I have no idea what sort of equipment was used to make the original recordings.

I’ve managed to get the digitized version to where it sounds largely like the original, minus some hiss. Is there any way for an amateur to “crisp” the vocals? (I can’t really describe it better than that, I’m afraid…I’m an amateur.)

The short answer is no.

Not that you can’t make vocals crisp and help them along a good deal. You can. What you can’t do is pull the vocals out of the song to do it. Lots of calls for that.

Voice Trap
http://www.cloneensemble.com/vt_main.htm

Extra Boy
http://www.kvraudio.com/get/1651.html

This, Center Pan Removal, and Noise Removal are interesting tools. They almost never work because success goes way up with the quality of the original recording. Bad quality, no success. Everybody has bad quality.
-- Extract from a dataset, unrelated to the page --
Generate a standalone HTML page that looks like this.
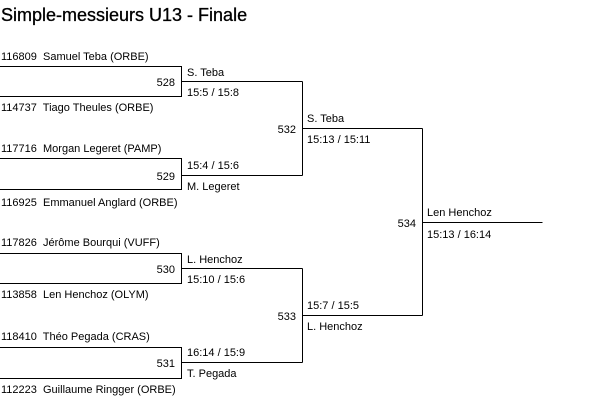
<!DOCTYPE html>
<html><head><meta charset="utf-8"><style>
html,body{margin:0;padding:0;background:#fff;width:602px;height:403px;overflow:hidden}
svg{display:block}
text{font-family:"Liberation Sans",Arial,sans-serif;font-size:11px;fill:#000;white-space:pre}
</style></head><body>
<svg width="602" height="403" viewBox="0 0 602 403" xml:space="preserve">
<text x="1" y="21" style="font-size:18px" stroke="#000" stroke-width="0.3">Simple-messieurs U13 - Finale</text>
<g stroke="#000" stroke-width="1" fill="none" shape-rendering="crispEdges">
<path d="M0 66.5H181.5V96.5H0M181.5 81.5H302.5"/>
<path d="M0 158.5H181.5V189.5H0M181.5 175.5H302.5"/>
<path d="M0 253.5H181.5V283.5H0M181.5 268.5H302.5"/>
<path d="M0 347.5H181.5V378.5H0M181.5 362.5H302.5"/>
<path d="M302.5 81.5V175.5M302.5 128.5H422.5"/>
<path d="M302.5 268.5V362.5M302.5 315.5H422.5"/>
<path d="M422.5 128.5V315.5M422.5 222.5H542.5"/>
</g>
<text x="1" y="60">116809  Samuel Teba (ORBE)</text>
<text x="1" y="111">114737  Tiago Theules (ORBE)</text>
<text x="1" y="152">117716  Morgan Legeret (PAMP)</text>
<text x="1" y="206">116925  Emmanuel Anglard (ORBE)</text>
<text x="1" y="246">117826  Jérôme Bourqui (VUFF)</text>
<text x="1" y="298">113858  Len Henchoz (OLYM)</text>
<text x="1" y="340">118410  Théo Pegada (CRAS)</text>
<text x="1" y="393">112223  Guillaume Ringger (ORBE)</text>
<g text-anchor="end">
<text x="175" y="86">528</text>
<text x="175" y="180">529</text>
<text x="175" y="273">530</text>
<text x="175" y="367">531</text>
<text x="296" y="133">532</text>
<text x="296" y="320">533</text>
<text x="416" y="227">534</text>
</g>
<text x="187" y="76">S. Teba</text>
<text x="187" y="96">15:5 / 15:8</text>
<text x="187" y="169">15:4 / 15:6</text>
<text x="187" y="190">M. Legeret</text>
<text x="187" y="263">L. Henchoz</text>
<text x="187" y="283">15:10 / 15:6</text>
<text x="187" y="356">16:14 / 15:9</text>
<text x="187" y="377">T. Pegada</text>
<text x="307" y="122">S. Teba</text>
<text x="307" y="143">15:13 / 15:11</text>
<text x="307" y="309">15:7 / 15:5</text>
<text x="307" y="330">L. Henchoz</text>
<text x="427" y="216">Len Henchoz</text>
<text x="427" y="238">15:13 / 16:14</text>
</svg>
</body></html>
These tools come with enormous lists of reasons they don’t work. For example, in your case, if the recordings are in mono, you’re immediately dead. All the good tools only work on a stereo show. If the tapes are old enough to have mechanical wandering, the stereo field will change and kill the isolation tools.

Koz

  1. “Noise removal” effect to reduce the tape hiss - don’t be too ambitious with this, it’s generally better to under use this effect and have a little noise remaining than to over use it and end up with metallic bubbly artifacts in the background.

  2. “Equalization” effect to balance high and low frequencies.

  3. Manual repair of glitches and drop outs.

That’s about it. After these steps, that’s about the best that you will be able to do.

Thanks, guys, this is pretty much what I figured. The “acoustic” equalizer preset seems to help a bit, but I think the combination of not-great recording technique 20+ years ago, plus the relatively low quality of the equipment I’m using now is really too much to overcome.